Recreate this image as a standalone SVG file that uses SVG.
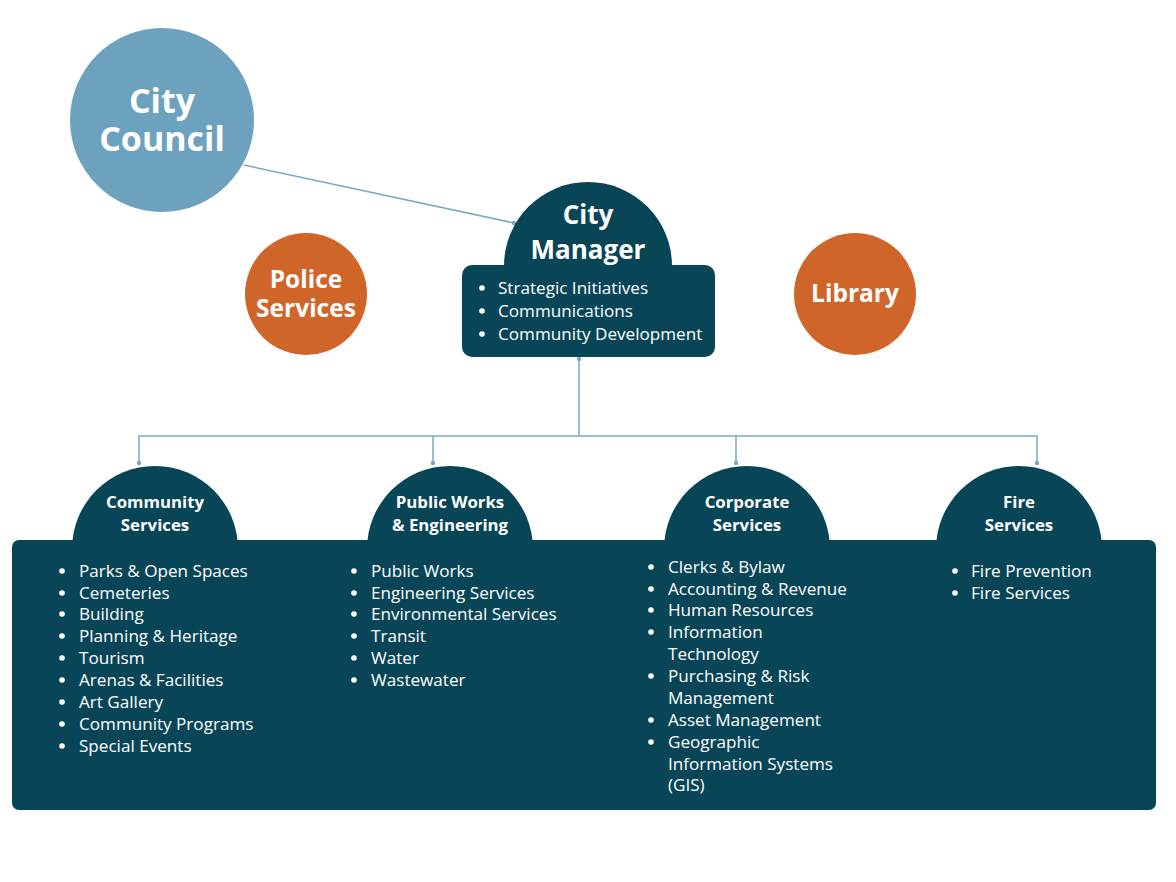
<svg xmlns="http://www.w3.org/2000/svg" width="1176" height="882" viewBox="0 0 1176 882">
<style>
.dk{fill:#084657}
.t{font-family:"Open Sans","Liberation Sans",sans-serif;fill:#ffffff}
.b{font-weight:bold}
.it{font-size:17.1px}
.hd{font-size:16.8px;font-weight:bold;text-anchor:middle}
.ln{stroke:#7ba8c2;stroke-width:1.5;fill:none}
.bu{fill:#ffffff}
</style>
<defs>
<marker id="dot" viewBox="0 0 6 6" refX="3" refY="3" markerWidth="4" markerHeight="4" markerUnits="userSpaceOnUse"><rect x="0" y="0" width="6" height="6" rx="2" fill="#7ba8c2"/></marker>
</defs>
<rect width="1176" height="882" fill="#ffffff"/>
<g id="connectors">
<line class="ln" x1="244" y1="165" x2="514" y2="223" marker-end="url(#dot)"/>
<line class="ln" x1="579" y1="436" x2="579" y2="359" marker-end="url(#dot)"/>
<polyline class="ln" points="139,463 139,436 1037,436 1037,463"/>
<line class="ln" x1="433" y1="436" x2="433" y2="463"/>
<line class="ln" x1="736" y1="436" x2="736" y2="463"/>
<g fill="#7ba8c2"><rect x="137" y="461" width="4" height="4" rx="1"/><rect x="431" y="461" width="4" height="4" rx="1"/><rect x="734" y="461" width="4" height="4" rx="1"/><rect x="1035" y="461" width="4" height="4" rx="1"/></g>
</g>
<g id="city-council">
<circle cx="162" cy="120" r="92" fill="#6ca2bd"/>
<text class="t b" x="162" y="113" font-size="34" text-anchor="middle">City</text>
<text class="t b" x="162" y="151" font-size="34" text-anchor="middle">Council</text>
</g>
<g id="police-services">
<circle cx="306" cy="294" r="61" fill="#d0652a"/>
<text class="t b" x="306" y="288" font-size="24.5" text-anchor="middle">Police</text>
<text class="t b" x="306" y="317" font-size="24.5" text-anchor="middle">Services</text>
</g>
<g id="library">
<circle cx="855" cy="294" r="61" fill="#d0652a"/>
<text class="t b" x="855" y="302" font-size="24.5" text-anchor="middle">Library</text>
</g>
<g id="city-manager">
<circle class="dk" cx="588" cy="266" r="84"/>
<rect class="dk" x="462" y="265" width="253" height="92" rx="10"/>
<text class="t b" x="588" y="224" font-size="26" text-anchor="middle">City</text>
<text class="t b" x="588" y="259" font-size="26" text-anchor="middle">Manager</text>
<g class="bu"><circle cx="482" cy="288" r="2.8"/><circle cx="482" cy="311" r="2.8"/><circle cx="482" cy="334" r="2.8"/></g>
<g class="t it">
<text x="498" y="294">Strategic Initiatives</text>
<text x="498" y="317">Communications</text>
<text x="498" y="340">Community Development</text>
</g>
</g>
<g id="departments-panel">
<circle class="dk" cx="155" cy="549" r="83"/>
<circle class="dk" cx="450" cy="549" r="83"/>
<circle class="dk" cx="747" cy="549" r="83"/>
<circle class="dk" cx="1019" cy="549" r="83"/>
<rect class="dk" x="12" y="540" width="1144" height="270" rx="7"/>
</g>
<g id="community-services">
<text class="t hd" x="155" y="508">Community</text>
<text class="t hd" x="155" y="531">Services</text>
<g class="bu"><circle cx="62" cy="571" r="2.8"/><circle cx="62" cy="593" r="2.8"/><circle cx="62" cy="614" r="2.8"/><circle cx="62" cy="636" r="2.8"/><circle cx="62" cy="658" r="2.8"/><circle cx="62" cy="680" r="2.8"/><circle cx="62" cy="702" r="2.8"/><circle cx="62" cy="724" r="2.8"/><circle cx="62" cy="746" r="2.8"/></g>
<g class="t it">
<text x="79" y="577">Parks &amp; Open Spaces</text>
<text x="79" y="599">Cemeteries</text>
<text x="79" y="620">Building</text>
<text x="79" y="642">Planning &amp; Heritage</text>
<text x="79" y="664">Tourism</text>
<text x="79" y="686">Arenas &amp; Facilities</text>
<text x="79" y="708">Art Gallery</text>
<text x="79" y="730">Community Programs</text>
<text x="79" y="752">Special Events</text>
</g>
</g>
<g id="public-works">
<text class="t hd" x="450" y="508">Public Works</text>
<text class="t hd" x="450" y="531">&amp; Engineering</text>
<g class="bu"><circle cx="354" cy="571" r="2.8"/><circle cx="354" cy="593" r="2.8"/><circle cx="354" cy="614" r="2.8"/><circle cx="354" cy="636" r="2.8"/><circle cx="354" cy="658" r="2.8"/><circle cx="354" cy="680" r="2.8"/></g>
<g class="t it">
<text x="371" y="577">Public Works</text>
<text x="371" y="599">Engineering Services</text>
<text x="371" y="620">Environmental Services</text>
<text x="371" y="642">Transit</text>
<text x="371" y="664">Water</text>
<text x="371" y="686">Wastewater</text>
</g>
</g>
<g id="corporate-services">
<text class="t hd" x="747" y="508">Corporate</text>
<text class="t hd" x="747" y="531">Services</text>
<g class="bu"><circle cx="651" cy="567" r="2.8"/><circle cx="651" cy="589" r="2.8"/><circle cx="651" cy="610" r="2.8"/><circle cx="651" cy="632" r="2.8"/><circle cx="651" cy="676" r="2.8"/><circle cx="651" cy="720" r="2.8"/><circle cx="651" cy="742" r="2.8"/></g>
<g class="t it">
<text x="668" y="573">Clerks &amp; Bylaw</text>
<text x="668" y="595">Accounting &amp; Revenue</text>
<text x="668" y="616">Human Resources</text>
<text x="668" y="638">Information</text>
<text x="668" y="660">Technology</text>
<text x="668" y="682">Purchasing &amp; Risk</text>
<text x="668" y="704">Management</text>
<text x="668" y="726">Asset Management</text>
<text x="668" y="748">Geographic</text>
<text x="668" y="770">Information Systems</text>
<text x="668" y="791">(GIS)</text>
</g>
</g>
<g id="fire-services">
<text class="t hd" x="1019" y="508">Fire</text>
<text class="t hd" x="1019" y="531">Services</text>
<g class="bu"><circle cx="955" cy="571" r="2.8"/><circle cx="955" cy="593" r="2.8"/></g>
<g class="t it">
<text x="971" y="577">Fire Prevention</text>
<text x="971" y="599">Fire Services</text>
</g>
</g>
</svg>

• _Aim_:
The data above needs to be retyped exactly, with the images left out.

• _Output below_:
Recreate this image as a standalone SVG file that uses SVG.
<svg xmlns="http://www.w3.org/2000/svg" width="1176" height="882" viewBox="0 0 1176 882">
<style>
.dk{fill:#084657}
.t{font-family:"Open Sans","Liberation Sans",sans-serif;fill:#ffffff}
.b{font-weight:bold}
.it{font-size:17.1px}
.hd{font-size:16.8px;font-weight:bold;text-anchor:middle}
.ln{stroke:#7ba8c2;stroke-width:1.5;fill:none}
.bu{fill:#ffffff}
</style>
<defs>
<marker id="dot" viewBox="0 0 6 6" refX="3" refY="3" markerWidth="4" markerHeight="4" markerUnits="userSpaceOnUse"><rect x="0" y="0" width="6" height="6" rx="2" fill="#7ba8c2"/></marker>
</defs>
<rect width="1176" height="882" fill="#ffffff"/>
<g id="connectors">
<line class="ln" x1="244" y1="165" x2="514" y2="223" marker-end="url(#dot)"/>
<line class="ln" x1="579" y1="436" x2="579" y2="359" marker-end="url(#dot)"/>
<polyline class="ln" points="139,463 139,436 1037,436 1037,463"/>
<line class="ln" x1="433" y1="436" x2="433" y2="463"/>
<line class="ln" x1="736" y1="436" x2="736" y2="463"/>
<g fill="#7ba8c2"><rect x="137" y="461" width="4" height="4" rx="1"/><rect x="431" y="461" width="4" height="4" rx="1"/><rect x="734" y="461" width="4" height="4" rx="1"/><rect x="1035" y="461" width="4" height="4" rx="1"/></g>
</g>
<g id="city-council">
<circle cx="162" cy="120" r="92" fill="#6ca2bd"/>
<text class="t b" x="162" y="113" font-size="34" text-anchor="middle">City</text>
<text class="t b" x="162" y="151" font-size="34" text-anchor="middle">Council</text>
</g>
<g id="police-services">
<circle cx="306" cy="294" r="61" fill="#d0652a"/>
<text class="t b" x="306" y="288" font-size="24.5" text-anchor="middle">Police</text>
<text class="t b" x="306" y="317" font-size="24.5" text-anchor="middle">Services</text>
</g>
<g id="library">
<circle cx="855" cy="294" r="61" fill="#d0652a"/>
<text class="t b" x="855" y="302" font-size="24.5" text-anchor="middle">Library</text>
</g>
<g id="city-manager">
<circle class="dk" cx="588" cy="266" r="84"/>
<rect class="dk" x="462" y="265" width="253" height="92" rx="10"/>
<text class="t b" x="588" y="224" font-size="26" text-anchor="middle">City</text>
<text class="t b" x="588" y="259" font-size="26" text-anchor="middle">Manager</text>
<g class="bu"><circle cx="482" cy="288" r="2.8"/><circle cx="482" cy="311" r="2.8"/><circle cx="482" cy="334" r="2.8"/></g>
<g class="t it">
<text x="498" y="294">Strategic Initiatives</text>
<text x="498" y="317">Communications</text>
<text x="498" y="340">Community Development</text>
</g>
</g>
<g id="departments-panel">
<circle class="dk" cx="155" cy="549" r="83"/>
<circle class="dk" cx="450" cy="549" r="83"/>
<circle class="dk" cx="747" cy="549" r="83"/>
<circle class="dk" cx="1019" cy="549" r="83"/>
<rect class="dk" x="12" y="540" width="1144" height="270" rx="7"/>
</g>
<g id="community-services">
<text class="t hd" x="155" y="508">Community</text>
<text class="t hd" x="155" y="531">Services</text>
<g class="bu"><circle cx="62" cy="571" r="2.8"/><circle cx="62" cy="593" r="2.8"/><circle cx="62" cy="614" r="2.8"/><circle cx="62" cy="636" r="2.8"/><circle cx="62" cy="658" r="2.8"/><circle cx="62" cy="680" r="2.8"/><circle cx="62" cy="702" r="2.8"/><circle cx="62" cy="724" r="2.8"/><circle cx="62" cy="746" r="2.8"/></g>
<g class="t it">
<text x="79" y="577">Parks &amp; Open Spaces</text>
<text x="79" y="599">Cemeteries</text>
<text x="79" y="620">Building</text>
<text x="79" y="642">Planning &amp; Heritage</text>
<text x="79" y="664">Tourism</text>
<text x="79" y="686">Arenas &amp; Facilities</text>
<text x="79" y="708">Art Gallery</text>
<text x="79" y="730">Community Programs</text>
<text x="79" y="752">Special Events</text>
</g>
</g>
<g id="public-works">
<text class="t hd" x="450" y="508">Public Works</text>
<text class="t hd" x="450" y="531">&amp; Engineering</text>
<g class="bu"><circle cx="354" cy="571" r="2.8"/><circle cx="354" cy="593" r="2.8"/><circle cx="354" cy="614" r="2.8"/><circle cx="354" cy="636" r="2.8"/><circle cx="354" cy="658" r="2.8"/><circle cx="354" cy="680" r="2.8"/></g>
<g class="t it">
<text x="371" y="577">Public Works</text>
<text x="371" y="599">Engineering Services</text>
<text x="371" y="620">Environmental Services</text>
<text x="371" y="642">Transit</text>
<text x="371" y="664">Water</text>
<text x="371" y="686">Wastewater</text>
</g>
</g>
<g id="corporate-services">
<text class="t hd" x="747" y="508">Corporate</text>
<text class="t hd" x="747" y="531">Services</text>
<g class="bu"><circle cx="651" cy="567" r="2.8"/><circle cx="651" cy="589" r="2.8"/><circle cx="651" cy="610" r="2.8"/><circle cx="651" cy="632" r="2.8"/><circle cx="651" cy="676" r="2.8"/><circle cx="651" cy="720" r="2.8"/><circle cx="651" cy="742" r="2.8"/></g>
<g class="t it">
<text x="668" y="573">Clerks &amp; Bylaw</text>
<text x="668" y="595">Accounting &amp; Revenue</text>
<text x="668" y="616">Human Resources</text>
<text x="668" y="638">Information</text>
<text x="668" y="660">Technology</text>
<text x="668" y="682">Purchasing &amp; Risk</text>
<text x="668" y="704">Management</text>
<text x="668" y="726">Asset Management</text>
<text x="668" y="748">Geographic</text>
<text x="668" y="770">Information Systems</text>
<text x="668" y="791">(GIS)</text>
</g>
</g>
<g id="fire-services">
<text class="t hd" x="1019" y="508">Fire</text>
<text class="t hd" x="1019" y="531">Services</text>
<g class="bu"><circle cx="955" cy="571" r="2.8"/><circle cx="955" cy="593" r="2.8"/></g>
<g class="t it">
<text x="971" y="577">Fire Prevention</text>
<text x="971" y="599">Fire Services</text>
</g>
</g>
</svg>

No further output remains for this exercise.